The region getting Ida’s worst includes petrochemical sites and major ports, which could sustain significant damage.

It is also an area that is already reeling from a resurgence of Covid-19 infections due to low vaccination rates and the highly contagious delta variant.

New Orleans hospitals planned to ride out the storm with their beds nearly full, as similarly stressed hospitals elsewhere had little room for evacuated patients. And shelters for those fleeing their homes carried an added risk of becoming flashpoints for new infections.

Forecasters warned winds stronger than 115 mph (185 kph) threatened Houma, a city of 33,000 that supports oil platforms in the Gulf.

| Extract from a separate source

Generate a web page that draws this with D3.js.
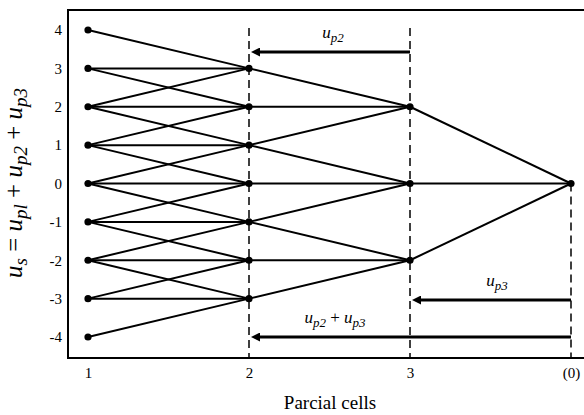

Jones Park in Gulfport, Mississippi, was flooded by Hurricane Ida’s storm surge Credit: Justin Mitchell/The Sun Herald/AP

The hurricane was also threatening neighbouring Mississippi, where Katrina demolished oceanfront homes.

Comparisons to the August 29, 2005 landfall of Katrina weighed heavily on residents bracing for Ida.

Katrina was blamed for 1,800 deaths as it caused levee breaches and catastrophic flooding in New Orleans.

President Joe Biden approved emergency declarations for Louisiana and Mississippi ahead of Ida’s arrival. He said on Sunday the country was praying for the best for Louisiana and would put its “full might behind the rescue and recovery” effort once the storm passes.